There were several commerical boats dropping off cray pots and one or two other stink boats further out. You couldn't fish off a stink boat where we caught the salmon.

Regards
Grant


----------



## varp (Sep 12, 2005)

On yers!! Must have been a hoot.

Very pleased to see you all hooked up. Great read and hope you enjoy those fillets. My gastronomic tip for salmon is cubed and dipped in tempura batter with a dipping sauce.


----------



## squizzy (Mar 3, 2007)

well done guys, great report & pics. Sight fishing for salmon, what a great day and the water looks terrific!


----------



## Mushi (Aug 31, 2005)

Awesome fellas    :!: Was hoping you guys would turn up the goods, as a fair few PPB reports have been quietish recently. Count me in for the next one


----------



## PoddyMullet (Aug 29, 2005)

Don't forget the comp fella's, us Vics could use the points :wink: By the way, what did ya do with the curse HobieV :?:


----------



## ScottLovig (Aug 7, 2006)

I finaly chucked the bastard Poddy, and did it with great style. I'm still smiling about that session even now.
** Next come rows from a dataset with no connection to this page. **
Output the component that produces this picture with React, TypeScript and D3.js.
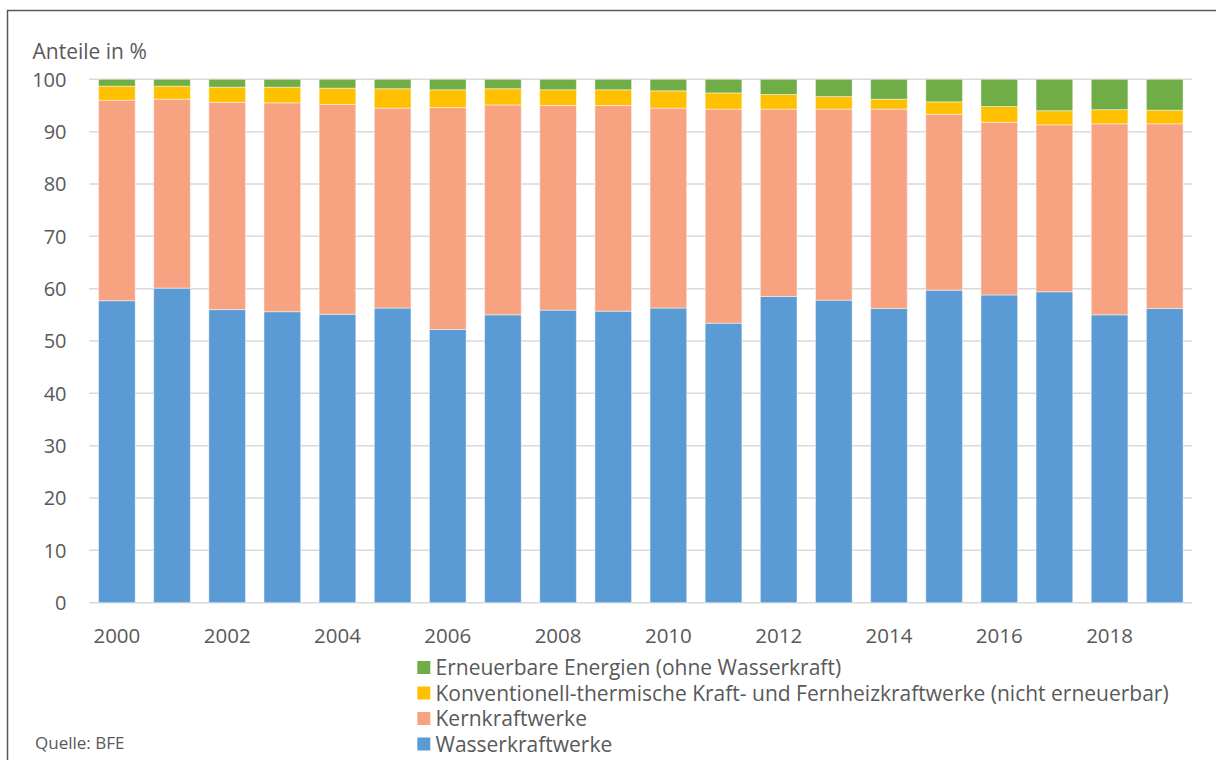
import React from "react";
import * as d3 from "d3";

// Shares of Swiss electricity production by source, in percent
const years = [2000, 2001, 2002, 2003, 2004, 2005, 2006, 2007, 2008, 2009, 2010, 2011, 2012, 2013, 2014, 2015, 2016, 2017, 2018, 2019];
const wasserkraft = [57.7, 60.1, 56.0, 55.6, 55.1, 56.3, 52.2, 55.0, 55.9, 55.7, 56.3, 53.4, 58.5, 57.8, 56.2, 59.7, 58.8, 59.4, 55.0, 56.2];
const kernkraft = [38.3, 36.1, 39.6, 39.9, 40.1, 38.2, 42.4, 40.1, 39.1, 39.3, 38.2, 40.9, 35.8, 36.5, 38.1, 33.6, 33.0, 31.9, 36.5, 35.3];
const konventionell = [2.7, 2.5, 2.9, 3.0, 3.1, 3.7, 3.4, 3.1, 3.0, 3.0, 3.3, 3.1, 2.8, 2.4, 1.9, 2.4, 3.0, 2.7, 2.7, 2.6];
const erneuerbar = [1.3, 1.3, 1.5, 1.5, 1.7, 1.8, 2.0, 1.8, 2.0, 2.0, 2.2, 2.6, 2.9, 3.3, 3.8, 4.3, 5.2, 6.0, 5.8, 5.9];

const yTicks = [0, 10, 20, 30, 40, 50, 60, 70, 80, 90, 100];
const xTickYears = [2000, 2002, 2004, 2006, 2008, 2010, 2012, 2014, 2016, 2018];

const seriesKeys = ["wasser", "kern", "konv", "ern"];
const seriesColors: Record<string, string> = {
  wasser: "#5B9BD5",
  kern: "#F7A382",
  konv: "#FFC000",
  ern: "#70AD47",
};
// legend order top to bottom
const legendItems = [
  { key: "ern", label: "Erneuerbare Energien (ohne Wasserkraft)" },
  { key: "konv", label: "Konventionell-thermische Kraft- und Fernheizkraftwerke (nicht erneuerbar)" },
  { key: "kern", label: "Kernkraftwerke" },
  { key: "wasser", label: "Wasserkraftwerke" },
];

const W = 1216;
const H = 760;
const FONT = "'Open Sans', 'DejaVu Sans', sans-serif";
const TEXT = "#595959";

export default function App() {
  const rows = years.map((y, i) => ({
    year: String(y),
    wasser: wasserkraft[i],
    kern: kernkraft[i],
    konv: konventionell[i],
    ern: erneuerbar[i],
  }));

  const stack = d3.stack<any>().keys(seriesKeys)(rows);

  const x = d3
    .scaleBand<string>()
    .domain(years.map(String))
    .range([89.3, 1192.3])
    .paddingInner(0.335)
    .paddingOuter(0.1675);

  const y = d3.scaleLinear().domain([0, 100]).range([602.7, 79.3]);

  const legendBase = [675, 700.5, 726, 751.5];

  return (
    <svg
      width={W}
      height={H}
      viewBox={`0 0 ${W} ${H}`}
      style={{ position: "absolute", left: 0, top: 0, background: "#fff" }}
      fontFamily={FONT}
    >
      <rect x={0} y={0} width={W} height={H} fill="#fff" />
      {/* outer frame (left and top edges) */}
      <path d={`M7.5,${H} V10.5 H${W}`} fill="none" stroke="#595959" strokeWidth={1.5} />

      {/* gridlines */}
      {yTicks.map((t) => (
        <line
          key={t}
          x1={89.3}
          x2={1192.3}
          y1={y(t)}
          y2={y(t)}
          stroke="#D9D9D9"
          strokeWidth={1.5}
        />
      ))}

      {/* stacked bars */}
      {stack.map((layer) => (
        <g key={layer.key} fill={seriesColors[layer.key]}>
          {layer.map((d: any, i: number) => (
            <rect
              key={i}
              x={x(d.data.year)}
              width={x.bandwidth()}
              y={y(d[1])}
              height={y(d[0]) - y(d[1])}
              stroke="#ffffff"
              strokeOpacity={0.45}
              strokeWidth={1}
            />
          ))}
        </g>
      ))}

      {/* y tick labels */}
      {yTicks.map((t) => (
        <text
          key={t}
          x={66.5}
          y={y(t)}
          dy="0.36em"
          textAnchor="end"
          fontSize={20}
          fill={TEXT}
        >
          {t}
        </text>
      ))}

      {/* x tick labels */}
      {xTickYears.map((yr) => (
        <text
          key={yr}
          x={(x(String(yr)) as number) + x.bandwidth() / 2}
          y={642.5}
          textAnchor="middle"
          fontSize={20.5}
          fill={TEXT}
        >
          {yr}
        </text>
      ))}

      <text x={32.5} y={59.3} fontSize={21} fill={TEXT}>
        Anteile in %
      </text>

      {/* legend */}
      {legendItems.map((it, i) => {
        const base = legendBase[i];
        return (
          <g key={it.key}>
            <rect x={417.3} y={base - 14} width={13} height={13} fill={seriesColors[it.key]} />
            <text x={435.5} y={base} fontSize={21} fill={TEXT}>
              {it.label}
            </text>
          </g>
        );
      })}

      <text x={35} y={749} fontSize={17} fill={TEXT}>
        Quelle: BFE
      </text>
    </svg>
  );
}
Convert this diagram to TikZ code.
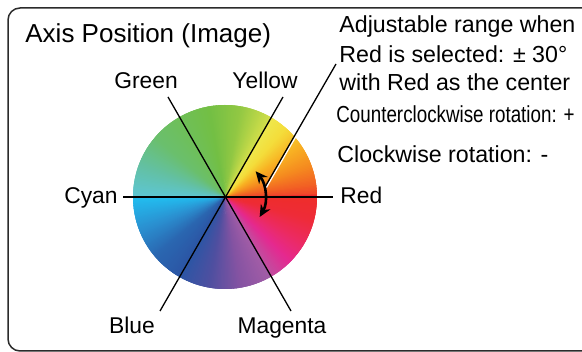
\documentclass[tikz,border=0pt]{standalone}
\usepackage{fontspec}
\setmainfont{Liberation Sans}
\usetikzlibrary{arrows.meta}
% Wheel colours, named after their angle (counterclockwise from Red)
\definecolor{w0}{HTML}{EF3E2C}
\definecolor{w8}{HTML}{F26124}
\definecolor{w20}{HTML}{F58A1F}
\definecolor{w35}{HTML}{F8B323}
\definecolor{w48}{HTML}{F4DC3A}
\definecolor{w60}{HTML}{EFE94D}
\definecolor{w60b}{HTML}{D2DF4A}
\definecolor{w80}{HTML}{92C843}
\definecolor{w100}{HTML}{73BF44}
\definecolor{w140}{HTML}{6ABF6E}
\definecolor{w160}{HTML}{63C0A4}
\definecolor{w180}{HTML}{5DC6D4}
\definecolor{w180b}{HTML}{22BEF0}
\definecolor{w200}{HTML}{2A92D2}
\definecolor{w220}{HTML}{2A67B1}
\definecolor{w240}{HTML}{2B56A5}
\definecolor{w260}{HTML}{4F4FA0}
\definecolor{w280}{HTML}{8553A2}
\definecolor{w300}{HTML}{A45DA7}
\definecolor{w300b}{HTML}{C04FA1}
\definecolor{w315}{HTML}{E52990}
\definecolor{w330}{HTML}{EC2A60}
\definecolor{w345}{HTML}{EE2B38}
\definecolor{w360}{HTML}{EE2D2B}
\definecolor{framegray}{HTML}{2B2B2B}
% one band of the wheel: from angle #1 to #2, colour #3 to #4
\newcommand{\hueband}[4]{%
  \pgfmathtruncatemacro{\bandn}{#2-#1}%
  \foreach \k in {1,...,\bandn}{%
    \pgfmathtruncatemacro{\pct}{100*(\k-0.5)/\bandn}%
    \pgfmathsetmacro{\angA}{#1+\k-1}%
    \pgfmathsetmacro{\angB}{#1+\k+1.5}%
    \fill[#4!\pct!#3] (wheel) -- ++(\angA:92) arc[start angle=\angA, end angle=\angB, radius=92] -- cycle;
  }}
\tikzset{
  axisline/.style={black, line width=0.65pt},
  colourlabel/.style={font=\fontsize{11.4}{13}\selectfont, inner sep=0pt},
  notetext/.style={font=\fontsize{11.6}{13}\selectfont, inner sep=0pt, anchor=base west}
}
\begin{document}
\begin{tikzpicture}[x=0.5pt, y=0.5pt]
  \useasboundingbox (0,0) rectangle (582,352);
  % Frame
  \draw[framegray, line width=0.75pt, rounded corners=6pt] (8,1) rectangle (600,344);
  \node[font=\fontsize{13}{15}\selectfont, inner sep=0pt, anchor=base west] (title) at (25,309) {Axis Position (Image)};
  % Colour wheel
  \coordinate (wheel) at (225,155);
  \foreach \a/\b/\ca/\cb in {0/8/w0/w8, 8/20/w8/w20, 20/35/w20/w35, 35/48/w35/w48,
      48/60/w48/w60, 60/80/w60b/w80, 80/100/w80/w100, 100/140/w100/w140,
      140/160/w140/w160, 160/180/w160/w180, 180/200/w180b/w200, 200/220/w200/w220,
      220/240/w220/w240, 240/260/w240/w260, 260/280/w260/w280, 280/300/w280/w300,
      300/315/w300b/w315, 315/330/w315/w330, 330/345/w330/w345, 345/360/w345/w360}
    {\hueband{\a}{\b}{\ca}{\cb}}
  % Axis lines
  \coordinate (cyanend) at (123,155);
  \coordinate (redend) at (333,155);
  \coordinate (greenend) at (168,255);
  \coordinate (magentaend) at (291,41);
  \coordinate (yellowend) at (283,255);
  \coordinate (blueend) at (160,41);
  \draw[axisline] (cyanend) -- (redend);
  \draw[axisline] (greenend) -- (magentaend);
  \draw[axisline] (yellowend) -- (blueend);
  % Colour labels
  \node[colourlabel, anchor=base] (green) at (146,263) {Green};
  \node[colourlabel, anchor=base] (yellow) at (265,263) {Yellow};
  \node[colourlabel, anchor=base east] (cyan) at (118,148) {Cyan};
  \node[colourlabel, anchor=base west] (red) at (340,148) {Red};
  \node[colourlabel, anchor=base] (blue) at (132,18) {Blue};
  \node[colourlabel, anchor=base] (magenta) at (282,18) {Magenta};
  % Pointer to the note
  \coordinate (pointtip) at (265,165);
  \coordinate (pointtop) at (336,288);
  \draw[white, line width=0.7pt, transform canvas={shift={(0.6pt,-0.35pt)}}] (pointtip) -- (pointtop);
  \draw[axisline] (pointtip) -- (pointtop);
  % Rotation arrow
  \draw[line width=1.3pt, {Stealth[length=6pt,width=5.5pt]}-{Stealth[length=6pt,width=5.5pt]}]
    ([shift={(40:40)}]wheel) arc[start angle=40, end angle=-30, radius=40];
  % Note
  \node[notetext] (note1) at (339,319) {Adjustable range when};
  \node[notetext] (note2) at (339,289) {Red is selected: ± 30°};
  \node[notetext] (note3) at (339,261) {with Red as the center};
  \node[notetext] (ccw) at (336,229) {\scalebox{0.81}[1]{Counterclockwise rotation: +}};
  \node[notetext] (cw) at (337,189) {Clockwise rotation: -};
\end{tikzpicture}
\end{document}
I moved address and extended my drive way. You'll need a bonnet mounted slingshot to throw fish frames onto the roof now.

Who's comming to Flinders next time??????

Cheers

Scott


----------



## Mushi (Aug 31, 2005)

Did it look kingfishy at all around there? Sounds like it might have been, esp with the sambos hanging out there. Still hanging out to hook one of these not far from Melb.


----------



## ScottLovig (Aug 7, 2006)

Very kingfishy. I was eagerly checking the school for them but didnt spot one out of the pack.

Cheers

Scott


----------



## spooled1 (Sep 16, 2005)

Hobie Vic said:


> Very kingfishy. I was eagerly checking the school for them but didnt spot one out of the pack.


If present - The kings would have been lurking deeper underneath.

That area looks very familiar - Great water color too.

I used to go surfing at a spot called "Big Left" when I was a kid. Were you guys paddling near there?


----------



## Squidder (Sep 2, 2005)

Wow, great report and pics guys, it must have been a real buzz to catch one salmon after another for *90 whole minutes* :shock: It looks like a brilliant day to be out on the water 

Scott, your unknown fish is a barber perch:

http://www.amonline.net.au/fishes/fishf ... crasor.htm

They don't grow all that big but are supposed to be alright on the table :wink:


----------



## Blaen (Jul 4, 2006)

Fantastic report guys, well done.

It makes those of us who are presently land bound very jealous


----------



## Guest (May 14, 2007)

Now that looks like fun. And there I was wasting my time on the other side of the peninsula. I think my planned return trip to Blairgowrie just got cashed in for a trip to Flinders instead.

Nice work fellas.


----------



## GuardianZAct (Feb 7, 2007)

Great work, Great Read, Great report.

Sounds like you guys proved you need to be in it to win it. The 7 + hours and its all the fun in the last 90 Minutes.

Well done

Adrian


----------



## evarn (Jul 10, 2006)

hell of a story guys?

i would be going brown with envy, but i was up the coast getting towed by some VERY sporty tailor on the Wagonga Inlet... (report to come)

so, do any of you guys have sounders fitted?? that mighta helped finding the skools of fish. i find mine to be very useful indeed.


----------



## Y-Knot (Sep 26, 2006)

g'day Evarn - looking forward to that trip report ya mentioned, sounds exciting with the mention of a tow 

As for the sounder, i dont have one myself but Grant was well equiped i think ...


----------